Like this but WAY more flea market.

Monday, May 14, 2018

On Top of Mt. Shasta: The Wireless Church

The Wireless Church- Settled by Italian immigrants in 1905, the city of Mt. Shasta was fertile ground for fringe beliefs and folk traditions. Later this century the New Age Movement declared Mt. Shasta a sacred mountain, a lodestone of spiritual energy, or a refuge of lost Atlantean civilization. The Wireless Church is a culmination of all these beliefs and more. Claiming lineage from the benandanti and guidance from Saint Clare of Assisi, patron saint of television. They espouse the belief that the soul is an eternal part of the electromagnetic spectrum. That when you die, you're dispersed into the ionosphere and have a unique frequency. With proper diet and prayer, you can tune into the Saints and maybe even the voice of God. For a faith movement so heavily predicated on communication through the ages, they are heavily invested in human cloning, President Clinton's ban on 3/4/1997 has thrown leadership into a tailspin.
Move: Members of the Wireless Church may take the move Divine Protection as an advancement.
Divine Protection - The Saints grant you 1-armor, impenetrable.
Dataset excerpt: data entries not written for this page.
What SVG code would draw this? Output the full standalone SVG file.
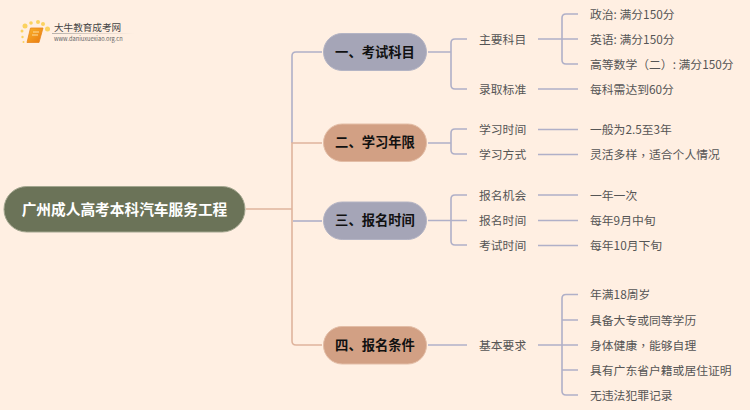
<svg xmlns="http://www.w3.org/2000/svg" width="750" height="410" viewBox="0 0 750 410">
<defs>
<linearGradient id="fade" x1="0" x2="1" y1="0" y2="0"><stop offset="0" stop-color="#b0aaa4" stop-opacity=".9"/><stop offset="1" stop-color="#b0aaa4" stop-opacity="0"/></linearGradient>
<linearGradient id="book" x1="0" x2="1" y1="0" y2="1"><stop offset="0" stop-color="#fbb42c"/><stop offset="1" stop-color="#e8780e"/></linearGradient>
</defs>
<style>
text{font-family:"Noto Sans CJK SC","Liberation Sans",sans-serif}
.c{fill:none;stroke-width:1.6}
.g{stroke:#b0b0c8}
.o{stroke:#dfb49d}
.n{fill:#a5a5b7;stroke:#b4b4c4;stroke-width:1}
.r{fill:#d2a084;stroke:#e3bda6;stroke-width:1}
.h{font-size:13.300px;font-weight:700;fill:#111;text-anchor:middle;dominant-baseline:central}
.t{font-size:11.800px;fill:#555;dominant-baseline:central}
.w{font-family:"Noto Sans CJK TC",sans-serif}
.d{fill:#fbd25f}
</style>
<rect width="750" height="410" fill="#ffefe2"/>
<g id="logo">
<circle class="d" cx="25" cy="26" r="2.500"/><circle class="d" cx="31" cy="23" r="1.800"/><circle class="d" cx="38" cy="22" r="2"/><circle class="d" cx="43" cy="24" r="2"/><circle class="d" cx="47.500" cy="29" r="2.500"/><circle class="d" cx="22" cy="31" r="1.500"/><circle class="d" cx="22.500" cy="37" r="1.200"/><circle class="d" cx="23.500" cy="42" r="1"/>
<path d="M30.500 28H43L39 42.500H27Z" fill="url(#book)" stroke="#e8861e" stroke-width=".8"/>
<path d="M33 32H39M32 35H38" stroke="#fff0c0" stroke-width=".8" fill="none"/>
<text x="54" y="26.500" font-size="9.600" fill="#444" dominant-baseline="central">大牛教育成考网</text>
<rect x="52" y="33" width="82" height="1" fill="url(#fade)"/>
<text x="54" y="38.500" font-size="5.700" fill="#666" dominant-baseline="central">www.daniuxuexiao.org.cn</text>
</g>
<g id="connectors">
<path class="c o" d="M246 209H292"/>
<path class="c g" d="M292 143V56Q292 52 296 52H322"/>
<path class="c o" d="M292 209V143H322"/>
<path class="c o" d="M292 209V341Q292 345 296 345H322"/>
<path class="c g" d="M293 221H322"/>
<path class="c g" d="M428 52H451M467 39H455Q451 39 451 43V85Q451 89 455 89H467"/>
<path class="c g" d="M428 143H451M467 129H455Q451 129 451 133V150Q451 154 455 154H467"/>
<path class="c g" d="M428 220.500H467M467 195H455Q451 195 451 199V241Q451 245 455 245H467"/>
<path class="c g" d="M428 345H467"/>
<path class="c g" d="M538 39H578M578 14H566Q562 14 562 18V60Q562 64 566 64H578"/>
<path class="c g" d="M538 89H578M538 129.500H578M538 154.500H578M538 195H578M538 220.500H578M538 245.500H578"/>
<path class="c g" d="M538 345H578M578 294.500H566Q562 294.500 562 298.500V391Q562 395 566 395H578M562 320H578M562 370H578"/>
</g>
<g id="root"><rect x="4" y="186.500" width="241" height="45.500" rx="22.700" fill="#6b7358" stroke="#a3a68f"/><text x="124.500" y="208.300" font-size="14.700" font-weight="700" fill="#fff" text-anchor="middle" dominant-baseline="central">广州成人高考本科汽车服务工程</text></g>
<g id="b1"><rect class="n" x="323.500" y="33.500" width="103" height="37" rx="18.500"/><text class="h" x="375" y="51.300">一、考试科目</text></g>
<g id="b2"><rect class="r" x="323.500" y="124" width="103" height="37.500" rx="18.700"/><text class="h" x="375" y="141.800">二、学习年限</text></g>
<g id="b3"><rect class="n" x="323.500" y="202" width="103" height="37.500" rx="18.700"/><text class="h" x="375" y="219.800">三、报名时间</text></g>
<g id="b4"><rect class="r" x="323.500" y="326.500" width="103" height="37.500" rx="18.700"/><text class="h" x="375" y="344.300">四、报名条件</text></g>
<g id="n1"><text class="t" x="479" y="38.300">主要科目</text></g>
<g id="n2"><text class="t" x="479" y="88.300">录取标准</text></g>
<g id="n3"><text class="t" x="479" y="128.800">学习时间</text></g>
<g id="n4"><text class="t" x="479" y="153.800">学习方式</text></g>
<g id="n5"><text class="t" x="479" y="194.300">报名机会</text></g>
<g id="n6"><text class="t" x="479" y="219.800">报名时间</text></g>
<g id="n7"><text class="t" x="479" y="244.800">考试时间</text></g>
<g id="n8"><text class="t" x="479" y="344.300">基本要求</text></g>
<g id="l1"><text class="t" x="590" y="13.300">政治: 满分150分</text></g>
<g id="l2"><text class="t" x="590" y="38.300">英语: 满分150分</text></g>
<g id="l3"><text class="t" x="590" y="63.300">高等数学<tspan class="w">（</tspan>二<tspan class="w">）</tspan>: 满分150分</text></g>
<g id="l4"><text class="t" x="590" y="88.300">每科需达到60分</text></g>
<g id="l5"><text class="t" x="590" y="128.800">一般为2.5至3年</text></g>
<g id="l6"><text class="t" x="590" y="153.800">灵活多样<tspan class="w">，</tspan>适合个人情况</text></g>
<g id="l7"><text class="t" x="590" y="194.300">一年一次</text></g>
<g id="l8"><text class="t" x="590" y="219.800">每年9月中旬</text></g>
<g id="l9"><text class="t" x="590" y="244.800">每年10月下旬</text></g>
<g id="l10"><text class="t" x="590" y="293.800">年满18周岁</text></g>
<g id="l11"><text class="t" x="590" y="319.300">具备大专或同等学历</text></g>
<g id="l12"><text class="t" x="590" y="344.300">身体健康<tspan class="w">，</tspan>能够自理</text></g>
<g id="l13"><text class="t" x="590" y="369.300">具有广东省户籍或居住证明</text></g>
<g id="l14"><text class="t" x="590" y="394.300">无违法犯罪记录</text></g>
</svg>
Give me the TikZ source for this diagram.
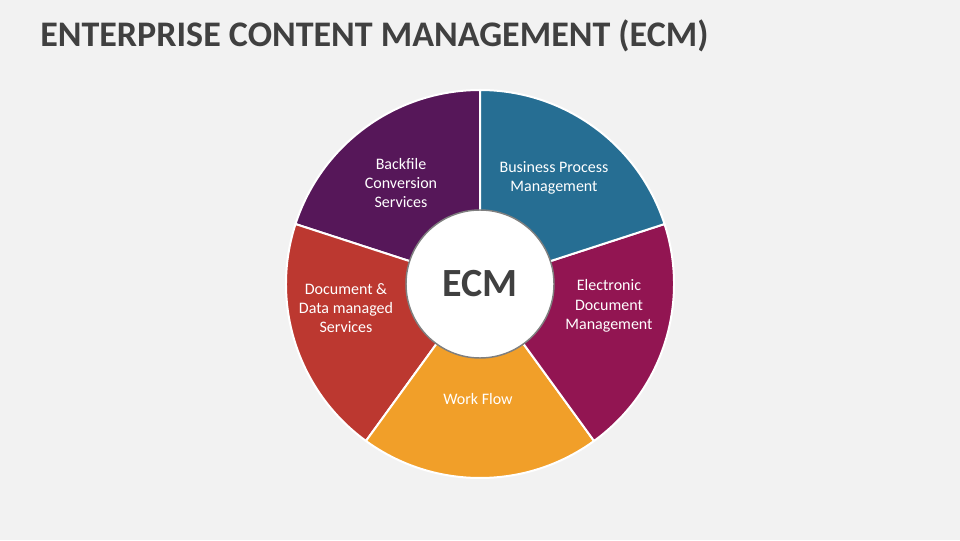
\documentclass[tikz,border=0pt]{standalone}
\usepackage{fontspec}
\setmainfont{Carlito}
\usepackage{tikz}
\usetikzlibrary{positioning}
\definecolor{slidebg}{HTML}{F2F2F2}
\definecolor{titlegray}{HTML}{404040}
\definecolor{ringgray}{HTML}{7F7F7F}
\definecolor{bpmblue}{HTML}{266E93}
\definecolor{edmmagenta}{HTML}{921552}
\definecolor{floworange}{HTML}{F19F29}
\definecolor{docred}{HTML}{BC3830}
\definecolor{backpurple}{HTML}{561759}

\begin{document}
\begin{tikzpicture}[
  x=0.75pt, y=0.75pt,
  slice/.style={draw=white, line width=1.5pt},
  seglabel/.style={text=white, align=center, font=\fontsize{12}{14.4}\selectfont},
  hub/.style={circle, fill=white, draw=ringgray, line width=1.1pt, minimum size=111pt, inner sep=0pt, text=titlegray, font=\bfseries\fontsize{30}{36}\selectfont},
]
  \fill[slidebg] (0,0) rectangle (960,540);
  \node[anchor=base west, text=titlegray, font=\bfseries\fontsize{27}{32}\selectfont, inner sep=0pt] (title) at (40,493) {ENTERPRISE CONTENT MANAGEMENT (ECM)};

  \coordinate (c) at (480,256);
  \fill[backpurple, slice] (c) -- ++(90:145.5pt) arc[start angle=90, end angle=162, radius=145.5pt] -- cycle;
  \fill[docred, slice] (c) -- ++(162:145.5pt) arc[start angle=162, end angle=234, radius=145.5pt] -- cycle;
  \fill[floworange, slice] (c) -- ++(234:145.5pt) arc[start angle=234, end angle=306, radius=145.5pt] -- cycle;
  \fill[edmmagenta, slice] (c) -- ++(306:145.5pt) arc[start angle=306, end angle=378, radius=145.5pt] -- cycle;
  \fill[bpmblue, slice] (c) -- ++(18:145.5pt) arc[start angle=18, end angle=90, radius=145.5pt] -- cycle;

  \node[hub] (ecm) at (c) {ECM};

  \node[seglabel] (backfile) at (401,357) {Backfile\\Conversion\\Services};
  \node[seglabel] (bpm) at (554,362) {Business Process\\Management};
  \node[seglabel] (edm) at (609,234) {Electronic\\Document\\Management};
  \node[seglabel] (workflow) at (478,141) {Work Flow};
  \node[seglabel] (docdata) at (346,232) {Document \&\\Data managed\\Services};
\end{tikzpicture}
\end{document}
If you wear armor  use that instead.
Goal: They seek the lost Refuge the Saints say is in the park, so they can shelter against the turning of the millennium.


Friday, May 11, 2018

On Top of Mt. Shasta: The Groundskeepers

Groundskeepers - You won't find park rangers friendlier than those working at Mt. Shasta State Park. Under the keen supervision of Chief Ranger Carson Ranger, the park's volunteer and professional staff have become the envy of the National Park Service. The saccharine shell of smiling faces and ever helpfulness hide a secret. Several of the park rangers formed a druid cult around the"Stareek." Following its guidance they plant juniper saplings around the park and on neighboring properties. In exchange they have purpose and command over the park's wildlife. Park Lieutenant Rodney Womack is the self-appointed leader. A sprig of juniper in his hatband.
Goal: They want to expand the boundaries of the park. By any means.
Move: A Groundskeeper Initiate can take the move Wild Tongue as an advancement.
Wild Tongue - You can speak and understand the speech of animals. You may also issue simple one word commands and they obey the best they can.
Leader: Park Lieutenant Rodney Womack - A once athletic guy, now gone to seed. Park Policeman Womack crawled inside the bottle after his divorce. Since communing with the Stareek, his life has found new purpose. No one will take it away from him.

Thursday, May 10, 2018

On Top of Mt Shasta: Shaggymen MC

Shaggymen M.C. - Founded in 1972, the Shaggymen drew mostly from the reclusive Sasquatch community in Northern California. Originally a way to hide in plain sight, the idea caught on and other Bigfoot communities across North America started their own chapters. The world has shrunk over the last 25 years and Shaggymen M.C. feels the crunch as the open road becomes the big empty. Peanut, the Shasta Chapter's sky pilot, experienced a spiritual revelation that Mt. Shasta is the paradise for all Bigfoot and it's their Manifest Destiny to seize the park.
Goal: They want to take over the park for all Bigfoot kind.
Move: If you're a sasquatch then you may take One Man Gang as an advancement.
One Man Gang - You count as a small gang when you Kick Some Ass
Leader: Rubble - An enormous Sasquatch standing a bit over 8 feet. His intense gaze draws the eye away from his piebald appearance. Swathes of his fur were burned away in a fight with a rival Bigfoot M.C. - The Mountain Devils.